• [SHORT PROBLEM]
Could you transcribe every record below exactly as written, leaving out any pictures?

• [LISTING]
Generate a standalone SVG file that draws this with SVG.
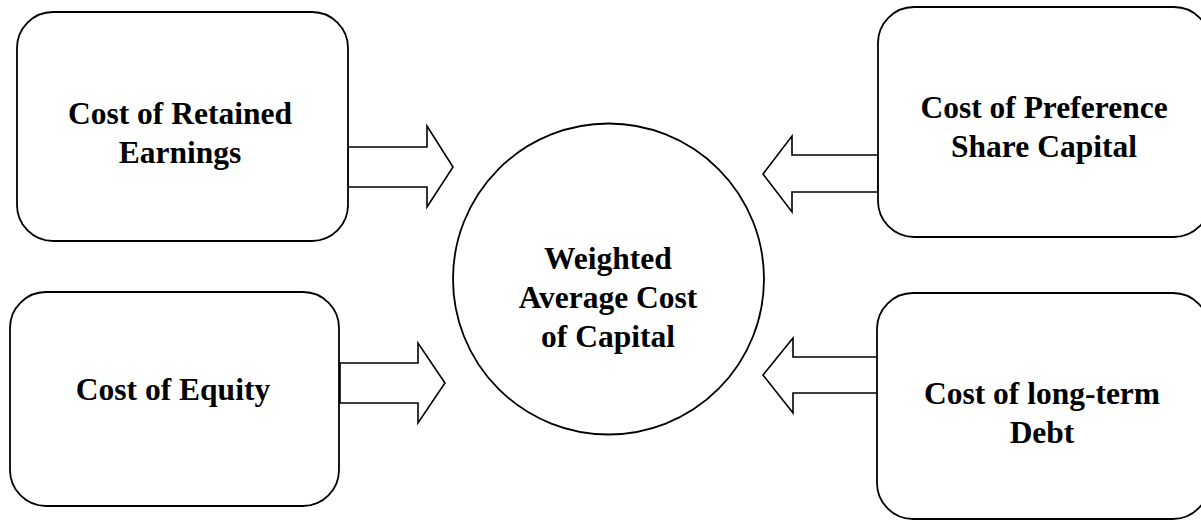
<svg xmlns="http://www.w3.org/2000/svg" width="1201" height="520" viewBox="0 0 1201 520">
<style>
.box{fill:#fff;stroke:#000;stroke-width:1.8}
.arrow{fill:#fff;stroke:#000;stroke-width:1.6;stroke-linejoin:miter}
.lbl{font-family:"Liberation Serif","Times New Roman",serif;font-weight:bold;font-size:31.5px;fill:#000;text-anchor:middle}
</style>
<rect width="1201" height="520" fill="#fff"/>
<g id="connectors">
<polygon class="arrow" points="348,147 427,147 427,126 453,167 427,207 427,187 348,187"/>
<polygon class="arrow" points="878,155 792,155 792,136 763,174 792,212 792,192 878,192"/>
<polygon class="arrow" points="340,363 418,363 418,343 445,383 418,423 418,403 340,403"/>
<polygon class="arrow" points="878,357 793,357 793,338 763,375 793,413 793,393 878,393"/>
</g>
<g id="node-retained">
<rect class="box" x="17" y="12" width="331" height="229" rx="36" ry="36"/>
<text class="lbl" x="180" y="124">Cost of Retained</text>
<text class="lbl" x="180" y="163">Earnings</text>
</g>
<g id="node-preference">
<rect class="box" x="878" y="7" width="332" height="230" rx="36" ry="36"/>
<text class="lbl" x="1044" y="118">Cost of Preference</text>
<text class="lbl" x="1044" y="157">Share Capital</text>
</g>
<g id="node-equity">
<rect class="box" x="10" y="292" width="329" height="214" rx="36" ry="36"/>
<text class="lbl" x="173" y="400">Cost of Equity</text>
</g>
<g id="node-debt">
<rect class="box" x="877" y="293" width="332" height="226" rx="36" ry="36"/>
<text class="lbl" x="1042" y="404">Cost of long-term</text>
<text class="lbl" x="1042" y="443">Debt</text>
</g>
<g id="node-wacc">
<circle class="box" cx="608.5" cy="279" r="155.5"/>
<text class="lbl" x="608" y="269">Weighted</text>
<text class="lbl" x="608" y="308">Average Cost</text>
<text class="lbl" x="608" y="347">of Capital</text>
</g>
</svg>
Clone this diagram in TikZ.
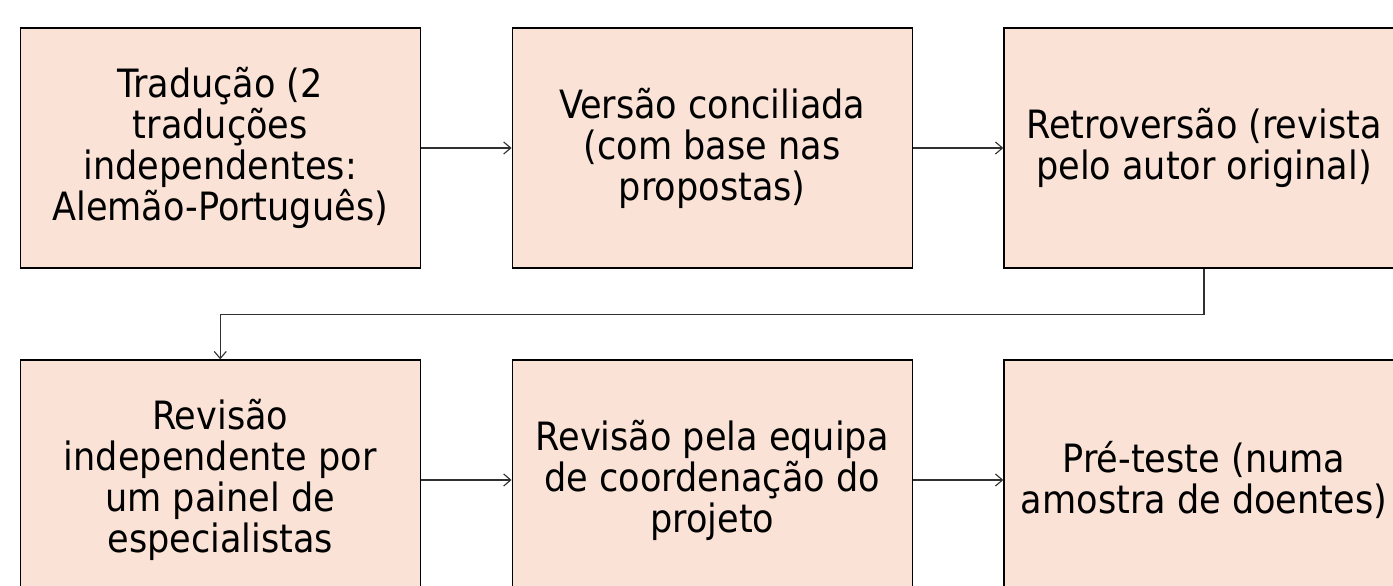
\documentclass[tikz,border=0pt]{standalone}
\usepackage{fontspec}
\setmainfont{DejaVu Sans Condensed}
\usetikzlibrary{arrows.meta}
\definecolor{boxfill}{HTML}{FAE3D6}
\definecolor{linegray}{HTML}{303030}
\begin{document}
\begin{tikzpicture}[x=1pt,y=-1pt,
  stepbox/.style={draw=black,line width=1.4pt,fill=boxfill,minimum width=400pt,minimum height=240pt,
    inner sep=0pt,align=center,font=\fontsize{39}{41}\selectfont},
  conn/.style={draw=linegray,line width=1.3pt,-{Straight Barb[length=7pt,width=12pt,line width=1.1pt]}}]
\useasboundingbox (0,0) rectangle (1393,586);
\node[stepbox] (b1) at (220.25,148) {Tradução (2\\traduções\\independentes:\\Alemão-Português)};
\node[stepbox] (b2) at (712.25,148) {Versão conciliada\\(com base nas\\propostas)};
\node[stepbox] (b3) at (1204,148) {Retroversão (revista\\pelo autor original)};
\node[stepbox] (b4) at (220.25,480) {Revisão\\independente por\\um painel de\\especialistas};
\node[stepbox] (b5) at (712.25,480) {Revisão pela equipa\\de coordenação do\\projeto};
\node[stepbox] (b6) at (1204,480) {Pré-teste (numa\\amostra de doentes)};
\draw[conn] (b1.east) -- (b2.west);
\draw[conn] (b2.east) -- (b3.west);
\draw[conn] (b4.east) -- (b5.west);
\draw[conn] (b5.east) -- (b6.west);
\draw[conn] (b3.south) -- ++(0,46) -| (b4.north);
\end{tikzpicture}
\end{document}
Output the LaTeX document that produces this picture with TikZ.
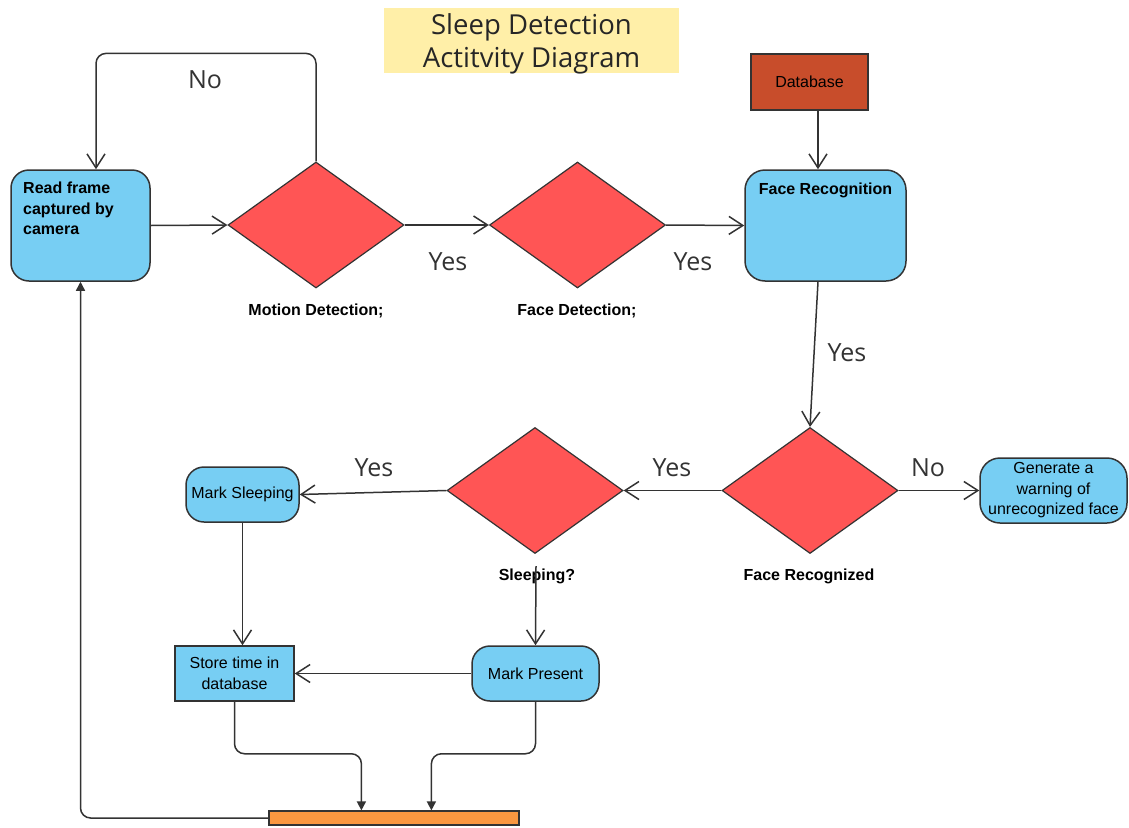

• [ANSWER TO THIS EXERCISE]
Generate a standalone SVG file that draws this with SVG.
<svg xmlns="http://www.w3.org/2000/svg" width="1201" height="520" viewBox="0 0 1201 520">
<style>
.box{fill:#fff;stroke:#000;stroke-width:1.8}
.arrow{fill:#fff;stroke:#000;stroke-width:1.6;stroke-linejoin:miter}
.lbl{font-family:"Liberation Serif","Times New Roman",serif;font-weight:bold;font-size:31.5px;fill:#000;text-anchor:middle}
</style>
<rect width="1201" height="520" fill="#fff"/>
<g id="connectors">
<polygon class="arrow" points="348,147 427,147 427,126 453,167 427,207 427,187 348,187"/>
<polygon class="arrow" points="878,155 792,155 792,136 763,174 792,212 792,192 878,192"/>
<polygon class="arrow" points="340,363 418,363 418,343 445,383 418,423 418,403 340,403"/>
<polygon class="arrow" points="878,357 793,357 793,338 763,375 793,413 793,393 878,393"/>
</g>
<g id="node-retained">
<rect class="box" x="17" y="12" width="331" height="229" rx="36" ry="36"/>
<text class="lbl" x="180" y="124">Cost of Retained</text>
<text class="lbl" x="180" y="163">Earnings</text>
</g>
<g id="node-preference">
<rect class="box" x="878" y="7" width="332" height="230" rx="36" ry="36"/>
<text class="lbl" x="1044" y="118">Cost of Preference</text>
<text class="lbl" x="1044" y="157">Share Capital</text>
</g>
<g id="node-equity">
<rect class="box" x="10" y="292" width="329" height="214" rx="36" ry="36"/>
<text class="lbl" x="173" y="400">Cost of Equity</text>
</g>
<g id="node-debt">
<rect class="box" x="877" y="293" width="332" height="226" rx="36" ry="36"/>
<text class="lbl" x="1042" y="404">Cost of long-term</text>
<text class="lbl" x="1042" y="443">Debt</text>
</g>
<g id="node-wacc">
<circle class="box" cx="608.5" cy="279" r="155.5"/>
<text class="lbl" x="608" y="269">Weighted</text>
<text class="lbl" x="608" y="308">Average Cost</text>
<text class="lbl" x="608" y="347">of Capital</text>
</g>
</svg>
Clone this diagram in TikZ.
\documentclass[tikz,border=0pt]{standalone}
\usepackage{fontspec}
\setmainfont{DejaVu Sans Condensed}
\usetikzlibrary{arrows.meta}
\definecolor{boxfill}{HTML}{FAE3D6}
\definecolor{linegray}{HTML}{303030}
\begin{document}
\begin{tikzpicture}[x=1pt,y=-1pt,
  stepbox/.style={draw=black,line width=1.4pt,fill=boxfill,minimum width=400pt,minimum height=240pt,
    inner sep=0pt,align=center,font=\fontsize{39}{41}\selectfont},
  conn/.style={draw=linegray,line width=1.3pt,-{Straight Barb[length=7pt,width=12pt,line width=1.1pt]}}]
\useasboundingbox (0,0) rectangle (1393,586);
\node[stepbox] (b1) at (220.25,148) {Tradução (2\\traduções\\independentes:\\Alemão-Português)};
\node[stepbox] (b2) at (712.25,148) {Versão conciliada\\(com base nas\\propostas)};
\node[stepbox] (b3) at (1204,148) {Retroversão (revista\\pelo autor original)};
\node[stepbox] (b4) at (220.25,480) {Revisão\\independente por\\um painel de\\especialistas};
\node[stepbox] (b5) at (712.25,480) {Revisão pela equipa\\de coordenação do\\projeto};
\node[stepbox] (b6) at (1204,480) {Pré-teste (numa\\amostra de doentes)};
\draw[conn] (b1.east) -- (b2.west);
\draw[conn] (b2.east) -- (b3.west);
\draw[conn] (b4.east) -- (b5.west);
\draw[conn] (b5.east) -- (b6.west);
\draw[conn] (b3.south) -- ++(0,46) -| (b4.north);
\end{tikzpicture}
\end{document}
Output the LaTeX document that produces this picture with TikZ.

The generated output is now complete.